The pack in question
The pack I happened to find lying around the house was the 2012 Olympics pack. There might have been a few cards missing – I had 30. The cards showed Olympic gold medal winners from 1920 to 2008, and the characteristics were:
- Number of Olympic gold medals
- Year of first medal
- Height (cm)
- Hall of fame
- Number of Olympic games competed in
The rules said that the highest number won for all characteristics. This is a bit weird, but what I went with. It meant that tall people won, which would mean that on average men would beat women. Also, it would favour more modern athletes, whose first medal was recent.
How to visualise the cards
Unless you have a wins-against-everything card or a loses-against-everything card, a given pair of cards A and B will have some ways for A to win (by picking its best characteristics) and some ways for B to win. This means that for a given pair of cards (A, B), there are two bits of information – how often A will win and how often B will win.
This pair of bits of information per pair of objects initially made me think of using a force directed graph in D3 with a pair of links between each pair of nodes, like this excellent visualisation of mobile phone law suits.
After thinking about it a bit more, I realised that this wouldn’t be helpful because in a pack of N cards, each card will be paired up against all N-1 other cards. In the mobile phone law suits graph, not all companies are suing all other companies, which means the graph isn’t too dense and cluttered. If I used this approach for Top Trumps there would be too many lines to read anything – a bit like the Death Star diagrams for large micro-services systems.
Time for a plan B. What I did was use Excel to do the following:
- List all the cards as a table
- Work out another table where each card is compared to each other card. For a given pair of cards (A, B), I calculated the number of characteristics where A would beat B.
This table included the pair the other way around – (B, A) – on purpose. For characteristics with a limited range of values, e.g. number of games competed in, there’s a decent chance that a pair of cards will tie. This means that if there are 5 characteristics and A beats B on 3 characteristics, we can’t assume that B will beat A on the other 2 characteristics. So we need to calculate each pair both ways around. - For a given pair of cards (A, B), calculate the net number of characteristics in which A beats B. This is the number of characteristics in which A beats B minus the number in which B beats A.
- For a given card A, calculate its average net number of winning characteristics. I.e. find all the pairs (A, x) and average the net number across all x. A wins-against-everything card would have a big positive value, a loses-against-everything card would have a big negative value, and a card that sometimes wins and sometimes loses would have a value nearer to zero.
The results
I tried a few different options for this, including a bar chart. I picked this approach because it showed how the scores fall into clusters:
- A low outlier (Muhammad Ali – see below)

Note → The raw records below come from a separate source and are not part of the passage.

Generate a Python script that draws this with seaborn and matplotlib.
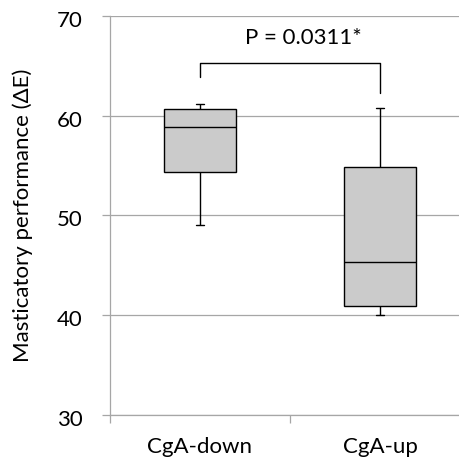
import numpy as np
import pandas as pd
import matplotlib
matplotlib.use("Agg")
import matplotlib.pyplot as plt
import matplotlib.transforms as mtransforms
import seaborn as sns

# ---- data ----
groups = ["CgA-down", "CgA-up"]
# five-number summaries: min, Q1, median, Q3, max
down_values = [49.0, 54.4, 58.9, 60.7, 61.2]
up_values = [40.0, 40.9, 45.3, 54.9, 60.8]
y_ticks = [30, 40, 50, 60, 70]
ylabel = "Masticatory performance (ΔE)"
p_label = "P = 0.0311*"
bracket_x = [0, 0, 1, 1]
bracket_y = [63.9, 65.3, 65.3, 62.3]

df = pd.DataFrame({
    "group": [groups[0]] * len(down_values) + [groups[1]] * len(up_values),
    "value": down_values + up_values,
})

sns.set_style("white")
plt.rcParams["font.family"] = ["Lato", "DejaVu Sans"]

GRID = "#a6a6a6"
FS = 16

fig = plt.figure(figsize=(4.59, 4.59), dpi=100)
ax = fig.add_axes([110 / 459, 44 / 459, 360 / 459, 399 / 459])

sns.boxplot(data=df, x="group", y="value", order=groups, ax=ax,
            width=0.4, whis=np.inf, color="#cbcbcb", saturation=1,
            linecolor="black", linewidth=1.0, capwidths=0.045,
            zorder=3)
for p in ax.patches:
    p.set_facecolor("#cbcbcb")
    p.set_edgecolor("black")

ax.plot(bracket_x, bracket_y, color="black", lw=1.0, zorder=4)
ax.text(0.576, 67.2, p_label, ha="center", va="baseline", fontsize=FS,
        color="black")

ax.set_xlim(-0.5, 1.5)
ax.set_ylim(30, 70)
ax.set_yticks(y_ticks)
ax.yaxis.grid(True, color=GRID, lw=0.9, zorder=0)
ax.xaxis.grid(False)
ax.set_axisbelow(True)

for s in ["top", "right"]:
    ax.spines[s].set_visible(False)
for s in ["left", "bottom"]:
    ax.spines[s].set_color(GRID)
    ax.spines[s].set_linewidth(0.9)

ax.tick_params(axis="y", which="major", length=5.5, width=0.9, color=GRID,
               direction="out", pad=14, labelsize=FS, labelcolor="black",
               left=True)
ax.set_xticks([0, 1])
ax.set_xticklabels(groups)
ax.set_xticks([-0.5, 0.5, 1.5], minor=True)
ax.tick_params(axis="x", which="major", length=0, pad=16, labelsize=FS,
               labelcolor="black")
ax.tick_params(axis="x", which="minor", length=5.8, width=0.9, color=GRID,
               direction="out", bottom=True)

shift = mtransforms.ScaledTranslation(0, -3 / 100, fig.dpi_scale_trans)
for lab in ax.get_yticklabels():
    lab.set_transform(lab.get_transform() + shift)

ax.set_xlabel("")
ax.set_ylabel(ylabel, fontsize=FS, color="black")
ax.yaxis.set_label_coords(-0.214, 0.5)

fig.savefig("out.png", dpi=100)
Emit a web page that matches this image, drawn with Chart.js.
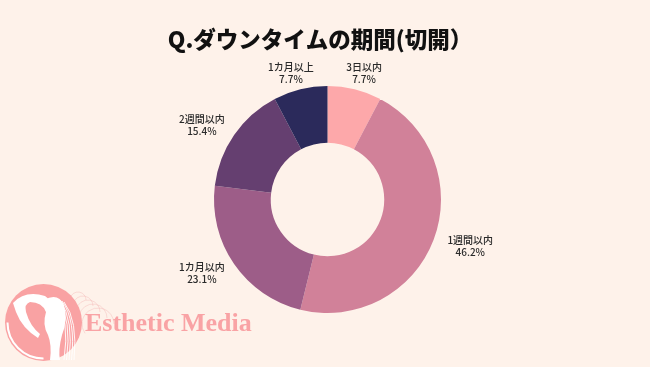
<!DOCTYPE html>
<html>
<head>
<meta charset="utf-8">
<script src="https://cdn.jsdelivr.net/npm/chart.js@4.4.1/dist/chart.umd.min.js"></script>
<style>
html,body{margin:0;padding:0;background:#FEF2EA;}
#wrap{width:650px;height:367px;position:relative;}
</style>
</head>
<body>
<div id="wrap"><canvas id="c" width="650" height="367"></canvas></div>
<script>
const titleText = 'Q.ダウンタイムの期間(切開）';
const categories = ['3日以内', '1週間以内', '1カ月以内', '2週間以内', '1カ月以上'];
const percentValues = [7.7, 46.2, 23.1, 15.4, 7.7];
const sliceColors = ['#FDA8AA', '#D18199', '#9D5D88', '#653F70', '#2B2A5B'];

const bgPlugin = {
  id: 'bg',
  beforeDraw(chart) {
    const ctx = chart.ctx;
    ctx.save();
    ctx.fillStyle = '#FEF2EA';
    ctx.fillRect(0, 0, chart.width, chart.height);
    // decorative swirls
    ctx.strokeStyle = 'rgba(240,170,170,0.35)';
    ctx.lineWidth = 1;
    for (let i = 0; i < 5; i++) {
      ctx.beginPath();
      ctx.arc(78 + i * 5, 300 + i * 6, 8 + i * 2, Math.PI * 0.8, Math.PI * 2.0);
      ctx.stroke();
    }
    // logo circle
    const cx = 43.5, cy = 322.5, r = 38.5;
    ctx.fillStyle = '#F9A2A3';
    ctx.beginPath(); ctx.arc(cx, cy, r, 0, Math.PI * 2); ctx.fill();
    ctx.strokeStyle = '#FFFFFF';
    ctx.lineWidth = 2;
    ctx.beginPath(); ctx.arc(cx, cy, r - 2.5, Math.PI * 0.5, Math.PI * 1.0); ctx.stroke();
    // figure: raised arm
    ctx.fillStyle = '#FFFFFF';
    ctx.beginPath();
    ctx.moveTo(13, 303);
    ctx.quadraticCurveTo(25, 290, 45, 296);
    ctx.quadraticCurveTo(52, 300, 50, 310);
    ctx.lineTo(46, 312);
    ctx.quadraticCurveTo(42, 302, 30, 302);
    ctx.quadraticCurveTo(24, 304, 26, 312);
    ctx.quadraticCurveTo(30, 326, 40, 334);
    ctx.lineTo(38, 338);
    ctx.quadraticCurveTo(22, 328, 16, 312);
    ctx.closePath();
    ctx.fill();
    // head & body
    ctx.beginPath();
    ctx.moveTo(44, 300);
    ctx.quadraticCurveTo(58, 292, 64, 305);
    ctx.quadraticCurveTo(68, 320, 62, 335);
    ctx.quadraticCurveTo(58, 350, 60, 360);
    ctx.lineTo(50, 360);
    ctx.quadraticCurveTo(52, 345, 48, 335);
    ctx.quadraticCurveTo(42, 325, 46, 312);
    ctx.closePath();
    ctx.fill();
    // hair strands
    ctx.strokeStyle = 'rgba(255,255,255,0.9)';
    ctx.lineWidth = 1;
    for (let i = 0; i < 5; i++) {
      ctx.beginPath();
      ctx.moveTo(56 + i * 2, 298 + i);
      ctx.quadraticCurveTo(70 + i * 2, 320, 64 + i * 2.5, 360);
      ctx.stroke();
    }
    ctx.fillStyle = '#F9A3A5';
    ctx.font = 'bold 26px "Liberation Serif", "DejaVu Serif", serif';
    ctx.textAlign = 'left';
    ctx.textBaseline = 'alphabetic';
    ctx.fillText('Esthetic Media', 85, 331);
    ctx.restore();
  }
};

const labelPlugin = {
  id: 'sliceLabels',
  afterDatasetsDraw(chart) {
    const ctx = chart.ctx;
    const meta = chart.getDatasetMeta(0);
    ctx.save();
    ctx.fillStyle = '#2A2A2A';
    ctx.font = '500 10px "Noto Sans CJK JP", "Noto Sans", sans-serif';
    ctx.textAlign = 'center';
    ctx.textBaseline = 'middle';
    meta.data.forEach((arc, i) => {
      const p = arc.getProps(['x', 'y', 'startAngle', 'endAngle', 'outerRadius'], true);
      const mid = (p.startAngle + p.endAngle) / 2;
      const lx = p.x + p.outerRadius * 1.345 * Math.cos(mid);
      const ly = p.y + p.outerRadius * 1.15 * Math.sin(mid);
      ctx.fillText(categories[i], lx, ly - 6);
      ctx.fillText(percentValues[i].toFixed(1) + '%', lx, ly + 6);
    });
    // title
    ctx.fillStyle = '#111111';
    ctx.font = '900 22.5px "Noto Sans CJK JP", sans-serif';
    ctx.fillText(titleText, 320, 39);
    ctx.restore();
  }
};

new Chart(document.getElementById('c'), {
  type: 'doughnut',
  data: {
    labels: categories,
    datasets: [{
      data: percentValues,
      backgroundColor: sliceColors,
      borderWidth: 0
    }]
  },
  options: {
    responsive: false,
    animation: false,
    cutout: '50%',
    layout: { padding: { top: 86, bottom: 54, left: 100, right: 95 } },
    plugins: { legend: { display: false }, tooltip: { enabled: false }, title: { display: false } }
  },
  plugins: [bgPlugin, labelPlugin]
});
</script>
</body>
</html>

- A cluster between this and 0
- A cluster between 0 and +1
- 1-3 clusters above 1, depending on where you draw the lines
I have already spent more time on this than I planned to, which is why I didn’t go further with analysing the clusters, e.g. using k-means in R.

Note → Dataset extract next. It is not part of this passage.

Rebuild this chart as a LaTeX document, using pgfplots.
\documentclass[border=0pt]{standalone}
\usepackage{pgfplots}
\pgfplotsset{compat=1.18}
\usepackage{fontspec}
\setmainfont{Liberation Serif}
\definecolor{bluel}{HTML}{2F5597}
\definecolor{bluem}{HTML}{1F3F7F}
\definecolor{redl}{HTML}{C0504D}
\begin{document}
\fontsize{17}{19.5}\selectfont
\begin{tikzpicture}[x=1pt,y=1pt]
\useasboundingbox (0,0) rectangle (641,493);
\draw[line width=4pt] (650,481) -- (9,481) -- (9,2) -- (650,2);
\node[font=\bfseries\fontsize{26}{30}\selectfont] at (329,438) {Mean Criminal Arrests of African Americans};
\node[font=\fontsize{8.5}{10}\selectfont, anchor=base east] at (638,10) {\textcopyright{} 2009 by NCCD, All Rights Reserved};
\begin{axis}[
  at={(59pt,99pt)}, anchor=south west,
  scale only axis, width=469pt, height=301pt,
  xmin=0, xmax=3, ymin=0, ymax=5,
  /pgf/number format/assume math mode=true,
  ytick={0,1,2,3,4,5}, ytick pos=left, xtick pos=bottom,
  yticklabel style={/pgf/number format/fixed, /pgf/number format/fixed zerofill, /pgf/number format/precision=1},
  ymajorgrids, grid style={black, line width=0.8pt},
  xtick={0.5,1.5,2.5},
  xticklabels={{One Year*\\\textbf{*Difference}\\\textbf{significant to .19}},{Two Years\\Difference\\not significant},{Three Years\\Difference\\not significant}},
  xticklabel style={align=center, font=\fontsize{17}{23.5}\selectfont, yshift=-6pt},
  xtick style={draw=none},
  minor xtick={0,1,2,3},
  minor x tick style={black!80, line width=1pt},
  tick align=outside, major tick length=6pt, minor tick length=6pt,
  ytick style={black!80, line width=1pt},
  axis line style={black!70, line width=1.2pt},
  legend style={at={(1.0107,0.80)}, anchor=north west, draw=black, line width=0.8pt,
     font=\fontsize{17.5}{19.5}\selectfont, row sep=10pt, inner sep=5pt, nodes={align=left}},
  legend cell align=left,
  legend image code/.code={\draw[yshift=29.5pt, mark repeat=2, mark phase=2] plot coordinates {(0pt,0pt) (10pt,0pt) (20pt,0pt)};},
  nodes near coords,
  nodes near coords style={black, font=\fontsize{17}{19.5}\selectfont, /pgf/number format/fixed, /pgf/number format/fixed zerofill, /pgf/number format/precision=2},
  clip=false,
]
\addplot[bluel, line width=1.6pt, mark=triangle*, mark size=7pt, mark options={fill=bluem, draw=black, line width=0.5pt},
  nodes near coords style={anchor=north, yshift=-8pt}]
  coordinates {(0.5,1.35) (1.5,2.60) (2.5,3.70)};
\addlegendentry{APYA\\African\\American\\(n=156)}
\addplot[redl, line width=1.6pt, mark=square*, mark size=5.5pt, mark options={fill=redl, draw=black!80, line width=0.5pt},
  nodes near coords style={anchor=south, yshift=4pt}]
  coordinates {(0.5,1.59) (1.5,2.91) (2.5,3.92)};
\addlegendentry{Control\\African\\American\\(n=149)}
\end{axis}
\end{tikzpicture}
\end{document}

“I am the greatest” is the opposite of true for this pack – why?
Muhammad Ali claimed “I am the greatest”. Why is he such a low outlier in this pack? Is the analysis wrong?
The stats on the card for Muhammad Ali are:
- Golds: 1
- First medal: 1960
- Height: 187 cm
- Hall of fame: 81
- Number of games: 1
Remember, this is looking at his record as an Olympian, not at all of his boxing career or cultural impact. The values for many of his characteristics put him at the low end of the pack.
The pack is skewed towards modern athletes, which means that 74% of the pack is more recent than 1960 (and so beat him) and he will beat only 23% of the pack. (He is the only person with 1960 – as there are 30 cards in the pack, one person is roughly 3% of it.)
Despite his general significance and boxing championships, Muhammad Ali won only 1 gold medal. This puts him in the bottom 17% of the pack, i.e. 83% of pack will beat him.
I picked stacked bar charts for both of these for a reason. A pie chart would also show how a total set (the whole pack) is broken up into different-sized pieces (e.g. by number of gold medals). However, in both of these cases there is an order to the pieces, and so stacking them up like this helps you see how much is above or below a piece.
I checked the other characteristics by eye but don’t have graphs for them. I also checked the highest outlier – Carl Lewis – and he does really beat most other cards most of the time, quite often on all 5 characteristics. So I’m confident enough that the analysis is correct.
This pattern of working is one I have followed several times:
- Think about what final visualisation you want
- Work through a process of transforming the data you have into a form that supports that visualisation
- Notice something unexpected about the visualisation
- Go back to earlier stages of the data processing and perform extra analysis on parts of it to check if the unexpected thing is definitely in the data or an error produced by a bug in the processing.
Conclusion
The pattern in the analysis does confirm the prediction I had about how cards are distributed in the pack. The shiny visualisation I first had in mind turned out to not be suitable for this application, and so I went for a more humble approach using Excel. This seemed to produce acceptable results for a reasonably small amount of effort.
The visualisation produced an unexpected outlier. I went back to earlier stages in the data processing that supported the visualisation, and did some extra analysis to check how genuine the outlier was. The outlier was confirmed as genuine, so I am comfortable with the main visualisation.
I hope that this was interesting, and possibly a useful example of how you might do some gentle analysis on everyday data to get an insight into it.